Brave by Pixar.
Another movie night with the
kids and it's definitely a winner by a long shot. My brother and I have
said over the years that every story has been already been told
countless times, it's in how you tell the story, that's
what matters. Pixar has been re-telling countless stories since they
started making movies, but it's in the telling of the story that Pixar
has hit on all cylinders (except for the atrocious
political/environmental/agenda pushing Cars 2, you figured everyone
would have learned from Pocahontas that agenda pushing doesn't sell
tickets, just tell a story and let the message explain itself). Thankfully Brave doesn't fall into this pushing an agenda type of storyline, but instead just tells a story and it's all the better for it.
Brave's
gorgeous photography, fluent camera movement/placement/angles, great
editing, inspired cutting between scenes and the simple elegant story
telling is a thing of beauty and a wonder to behold. One thing I've
noticed over the years from watching a Pixar movie is that they have a
more grounded and better language of film than about 90% of the people
directing movies now-a-days. How they manipulate the camera to get
their shots, how they edit, how they cut scenes, how they use music, how
they use color, and well even how they write stories is so far better than
just about every live action movie out there a few directors not with
standing (Michael Mann, David Fincher, Christopher Nolan, and James
Cameron) that I think Hollywood should hold their head in shame at being
upstaged by cartoons.
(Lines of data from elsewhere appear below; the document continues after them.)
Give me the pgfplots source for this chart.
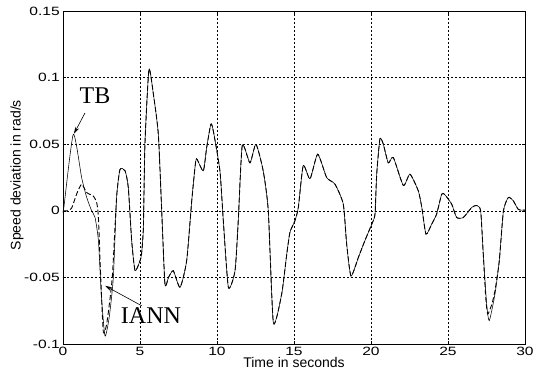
\documentclass[border=0pt]{standalone}
\usepackage{fontspec}
\setmainfont{Liberation Sans}
\newfontfamily\tickfont{Liberation Sans}[FakeStretch=1.3]
\newfontfamily\annfont{Liberation Serif}
\usepackage{pgfplots}
\pgfplotsset{compat=1.18}
\usetikzlibrary{arrows.meta}
\begin{document}
\begin{tikzpicture}
\useasboundingbox (-63pt,-37pt) rectangle (470pt,344pt);
\begin{axis}[
  at={(0pt,0pt)}, anchor=south west,
  scale only axis, width=462pt, height=333pt,
  xmin=0, xmax=30, ymin=-0.1, ymax=0.15,
  xtick={0,5,10,15,20,25,30},
  xticklabels={0,5,10,15,20,25,30},
  ytick={-0.1,-0.05,0,0.05,0.1,0.15},
  yticklabels={-0.1,-0.05,0,0.05,0.1,0.15},
  tick align=inside,
  major tick length=3pt,
  tick style={black, line width=0.5pt},
  xticklabel style={font=\tickfont\fontsize{12}{13}\selectfont, inner sep=0pt, anchor=north, yshift=-3pt},
  yticklabel style={font=\tickfont\fontsize{12}{13}\selectfont, inner sep=0pt, anchor=east, xshift=-3pt},
  grid=major,
  major grid style={black, line width=0.5pt, dash pattern=on 2pt off 2pt},
  axis line style={black, line width=0.7pt},
  xlabel={Time in seconds},
  ylabel={Speed deviation in rad/s},
  xlabel style={font=\fontsize{14}{15}\selectfont, at={(axis description cs:0.5,-0.057)}, anchor=center},
  ylabel style={font=\fontsize{14}{15}\selectfont, at={(axis description cs:-0.0996,0.507)}, anchor=center, rotate=0},
  clip=true,
]
% IANN (dashed)
\addplot[black, line width=0.9pt, dash pattern=on 5pt off 2.5pt, smooth, tension=0.35] coordinates {
(0,0) (0.3,0) (0.56,0.002) (0.9,0.013) (1.21,0.02) (1.54,0.0137) (1.97,0.011) (2.19,0.006) (2.3,-0.005) (2.45,-0.05) (2.62,-0.091) (2.85,-0.084) (3.2,-0.05)
(3.48,0.01) (3.7,0.031) (4.03,0.03) (4.24,0.0175) (4.46,-0.0225) (4.68,-0.045) (5.0,-0.0375) (5.1,-0.0325) (5.22,-0.0125) (5.32,0.05) (5.58,0.106) (5.87,0.0875) (6.19,0.0575) (6.41,0) (6.62,-0.055) (6.85,-0.05) (7.16,-0.045) (7.6,-0.0575) (8.03,-0.0375) (8.36,0.0075) (8.57,0.0325) (8.68,0.039) (9.11,0.03) (9.33,0.0475) (9.6,0.065) (9.76,0.06) (10.19,0.03) (10.41,-0.0075) (10.74,-0.0575) (11.17,-0.045) (11.38,-0.0075) (11.64,0.049) (12.14,0.036) (12.53,0.05) (13.0,0.03) (13.33,0) (13.66,-0.084) (14.2,-0.0625) (14.53,-0.0325) (14.74,-0.016) (15.06,-0.0075) (15.28,0.0025) (15.6,0.034) (16.04,0.024) (16.54,0.0425) (17.12,0.025) (17.66,0.02) (18.2,0.005) (18.42,-0.025) (18.7,-0.049) (19.18,-0.035) (19.6,-0.0225) (20.05,-0.01) (20.26,-0.0025) (20.37,0.0275) (20.58,0.054) (20.8,0.05) (21.12,0.036) (21.45,0.04) (22.1,0.019) (22.53,0.0275) (23.07,0.015) (23.3,0.0025) (23.57,-0.0175) (23.94,-0.01) (24.26,-0.0025) (24.59,0.0125) (24.8,0.012) (25.24,0.005) (25.56,-0.005) (26.0,-0.005) (26.54,0.0025) (26.86,0.004) (27.12,0) (27.29,-0.0325) (27.45,-0.065) (27.58,-0.0775) (27.85,-0.07) (28.05,-0.06) (28.33,-0.0375) (28.6,0) (28.92,0.01) (29.24,0.0075) (29.57,0.001) (30,0.0005)
};
% TB (solid)
\addplot[black, line width=0.55pt, smooth, tension=0.35] coordinates {
(0,0) (0.05,0.002) (0.67,0.0575) (1.21,0.025) (1.54,0.01) (1.86,0) (2.08,-0.005) (2.3,-0.0225) (2.5,-0.065) (2.73,-0.094) (3.0,-0.08) (3.27,-0.05)
(3.48,0.01) (3.7,0.031) (4.03,0.03) (4.24,0.0175) (4.46,-0.0225) (4.68,-0.045) (5.0,-0.0375) (5.1,-0.0325) (5.22,-0.0125) (5.32,0.05) (5.58,0.106) (5.87,0.0875) (6.19,0.0575) (6.41,0) (6.62,-0.055) (6.85,-0.05) (7.16,-0.045) (7.6,-0.0575) (8.03,-0.0375) (8.36,0.0075) (8.57,0.0325) (8.68,0.039) (9.11,0.03) (9.33,0.0475) (9.6,0.065) (9.76,0.06) (10.19,0.03) (10.41,-0.0075) (10.74,-0.0575) (11.17,-0.045) (11.38,-0.0075) (11.64,0.049) (12.14,0.036) (12.53,0.05) (13.0,0.03) (13.33,0) (13.66,-0.084) (14.2,-0.0625) (14.53,-0.0325) (14.74,-0.016) (15.06,-0.0075) (15.28,0.0025) (15.6,0.034) (16.04,0.024) (16.54,0.0425) (17.12,0.025) (17.66,0.02) (18.2,0.005) (18.42,-0.025) (18.7,-0.049) (19.18,-0.035) (19.6,-0.0225) (20.05,-0.01) (20.26,-0.0025) (20.37,0.0275) (20.58,0.054) (20.8,0.05) (21.12,0.036) (21.45,0.04) (22.1,0.019) (22.53,0.0275) (23.07,0.015) (23.3,0.0025) (23.57,-0.0175) (23.94,-0.01) (24.26,-0.0025) (24.59,0.0125) (24.8,0.012) (25.24,0.005) (25.56,-0.005) (26.0,-0.005) (26.54,0.0025) (26.86,0.004) (27.12,0) (27.29,-0.0325) (27.51,-0.07) (27.68,-0.0825) (28.05,-0.0625) (28.33,-0.0375) (28.6,0) (28.92,0.01) (29.24,0.0075) (29.57,0.001) (30,0.0005)
};
\node[font=\annfont\fontsize{24}{26}\selectfont, inner sep=0pt] at (axis cs:2.08,0.0863) {TB};
\draw[-{Stealth[length=7pt,width=4pt]}, line width=0.6pt] (axis cs:1.43,0.0735) -- (axis cs:0.71,0.0578);
\node[font=\annfont\fontsize{24}{26}\selectfont, inner sep=0pt] at (axis cs:5.71,-0.0788) {IANN};
\draw[-{Stealth[length=7pt,width=4pt]}, line width=0.6pt] (axis cs:5.11,-0.0713) -- (axis cs:2.73,-0.0563);
\end{axis}
\end{tikzpicture}
\end{document}
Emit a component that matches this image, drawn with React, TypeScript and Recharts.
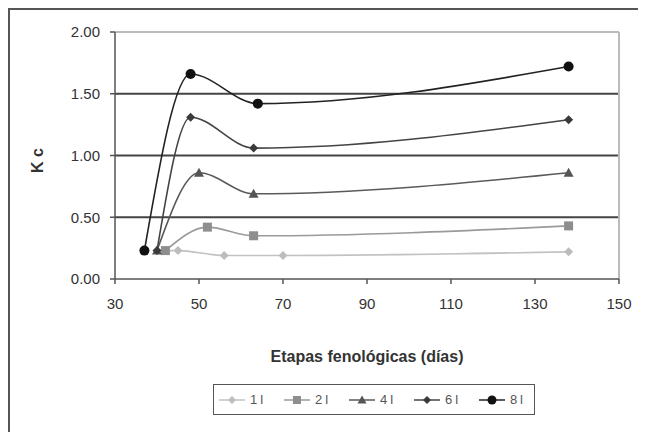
import React from 'react';
import { LineChart, Line, XAxis, YAxis, Legend, ReferenceLine } from 'recharts';

// days after planting (x) and crop coefficient Kc (y) per series
const l1Days = [42, 45, 56, 70, 138];
const l1Kc = [0.23, 0.23, 0.19, 0.19, 0.22];
const l2Days = [42, 52, 63, 138];
const l2Kc = [0.23, 0.42, 0.35, 0.43];
const l4Days = [40, 50, 63, 138];
const l4Kc = [0.23, 0.86, 0.69, 0.86];
const l6Days = [40, 48, 63, 138];
const l6Kc = [0.23, 1.31, 1.06, 1.29];
const l8Days = [37, 48, 64, 138];
const l8Kc = [0.23, 1.66, 1.42, 1.72];

const xTicks = [30, 50, 70, 90, 110, 130, 150];
const yTicks = [0, 0.5, 1, 1.5, 2];
const gridValues = [0.5, 1, 1.5];

const toPoints = (days: number[], kc: number[]) => days.map((d, i) => ({ x: d, y: kc[i] }));

type ShapeKind = 'circle' | 'diamond' | 'triangle' | 'square';

const series = [
  { name: '1l', data: toPoints(l1Days, l1Kc), stroke: '#c2c2c2', fill: '#bdbdbd', shape: 'diamond' as ShapeKind, size: 4.5 },
  { name: '2l', data: toPoints(l2Days, l2Kc), stroke: '#9a9a9a', fill: '#8e8e8e', shape: 'square' as ShapeKind, size: 4.5 },
  { name: '4l', data: toPoints(l4Days, l4Kc), stroke: '#5a5a5a', fill: '#555', shape: 'triangle' as ShapeKind, size: 5 },
  { name: '6l', data: toPoints(l6Days, l6Kc), stroke: '#444', fill: '#3a3a3a', shape: 'diamond' as ShapeKind, size: 4.5 },
  { name: '8l', data: toPoints(l8Days, l8Kc), stroke: '#222', fill: '#111', shape: 'circle' as ShapeKind, size: 5 },
];

function Marker({ cx, cy, shape, size, fill }: { cx: number; cy: number; shape: ShapeKind; size: number; fill: string }) {
  if (shape === 'circle') return <circle cx={cx} cy={cy} r={size} fill={fill} />;
  if (shape === 'square') return <rect x={cx - size} y={cy - size} width={size * 2} height={size * 2} fill={fill} />;
  if (shape === 'triangle')
    return <polygon points={`${cx},${cy - size} ${cx + size},${cy + size * 0.8} ${cx - size},${cy + size * 0.8}`} fill={fill} />;
  return <polygon points={`${cx},${cy - size} ${cx + size},${cy} ${cx},${cy + size} ${cx - size},${cy}`} fill={fill} />;
}

const font = 'Arial, "Liberation Sans", sans-serif';

function LegendBox() {
  return (
    <div
      style={{
        display: 'flex',
        alignItems: 'center',
        justifyContent: 'space-between',
        height: 29,
        border: '1px solid #555',
        boxSizing: 'content-box',
        padding: '0 8px 0 4px',
        fontFamily: font,
        fontSize: 13,
        color: '#555',
      }}
    >
      {series.map((s) => (
        <div key={s.name} style={{ display: 'flex', alignItems: 'center' }}>
          <svg width={28} height={12}>
            <line x1={1} y1={6} x2={27} y2={6} stroke={s.stroke} strokeWidth={1.5} />
            <Marker cx={14} cy={6} shape={s.shape} size={s.size - 0.5} fill={s.fill} />
          </svg>
          <span style={{ marginLeft: 4, letterSpacing: 3 }}>{s.name}</span>
        </div>
      ))}
    </div>
  );
}

export default function App() {
  return (
    <div style={{ width: 636, height: 422, borderTop: '2px solid #555', borderLeft: '2px solid #555', background: '#fff' }}>
      <LineChart width={636} height={422} margin={{ top: 22, right: 27, left: 0, bottom: 17 }}>
        <XAxis
          type="number"
          dataKey="x"
          domain={[30, 150]}
          ticks={xTicks}
          interval={0}
          height={105}
          tickSize={5}
          tickMargin={14}
          stroke="#555"
          strokeWidth={1.5}
          tick={{ fill: '#333', fontSize: 15, fontFamily: font }}
          label={{
            value: 'Etapas fenológicas (días)',
            position: 'insideBottom',
            offset: 22,
            fill: '#333',
            fontSize: 16,
            fontWeight: 'bold',
            fontFamily: font,
          }}
        />
        <YAxis
          type="number"
          dataKey="y"
          domain={[0, 2]}
          ticks={yTicks}
          interval={0}
          width={105}
          tickSize={5}
          tickMargin={10}
          tickFormatter={(v: number) => v.toFixed(2)}
          stroke="#555"
          strokeWidth={1.5}
          tick={{ fill: '#333', fontSize: 15, fontFamily: font }}
          label={{
            content: ({ viewBox }: any) => {
              const cx = viewBox.x + 27;
              const cy = viewBox.y + viewBox.height / 2 + 5;
              return (
                <text
                  x={cx}
                  y={cy}
                  transform={`rotate(-90 ${cx} ${cy})`}
                  textAnchor="middle"
                  dominantBaseline="central"
                  fill="#333"
                  fontSize={16}
                  fontWeight="bold"
                  fontFamily={font}
                >
                  K c
                </text>
              );
            },
          }}
        />
        {gridValues.map((v) => (
          <ReferenceLine key={v} y={v} stroke="#444" strokeWidth={2} />
        ))}
        <ReferenceLine y={2} stroke="#bbb" strokeWidth={2} />
        <ReferenceLine x={150} stroke="#bbb" strokeWidth={2} />
        <Legend
          verticalAlign="bottom"
          wrapperStyle={{ left: 203, bottom: 17, width: 322 }}
          content={() => <LegendBox />}
        />
        {series.map((s) => (
          <Line
            key={s.name}
            name={s.name}
            data={s.data}
            dataKey="y"
            type="monotone"
            stroke={s.stroke}
            strokeWidth={1.6}
            isAnimationActive={false}
            dot={(p: any) => (
              <Marker key={`${s.name}-${p.index}`} cx={p.cx} cy={p.cy} shape={s.shape} size={s.size} fill={s.fill} />
            )}
            activeDot={false}
          />
        ))}
      </LineChart>
    </div>
  );
}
And not just upstaged in a small way, but
upstaged in an extremely large way. I also find it interesting that
Disney's last two movies to have a female lead also had the hair as a
minor character: Tangled and the incredibly long blond hair; Brave and
the stringy, wild red hair.
This is also one of the first cartoons I've
seen in a while where the main character has both parents where as most
cartoons the main character either has one parent or no parents at all,
that alone makes the story line already a different way of telling a
story. There was a lot to laugh at in this movie at least for me, Jess
kept wondering what I was laughing at the whole time and I had to tell
her, I just thought that what was happening was funny, and there was a
lot going on that made me laugh. All in all it's a good family movie
from Pixar one not just to see but to own as anyone whose a movie buff
should own every Pixar film (except Cars 2).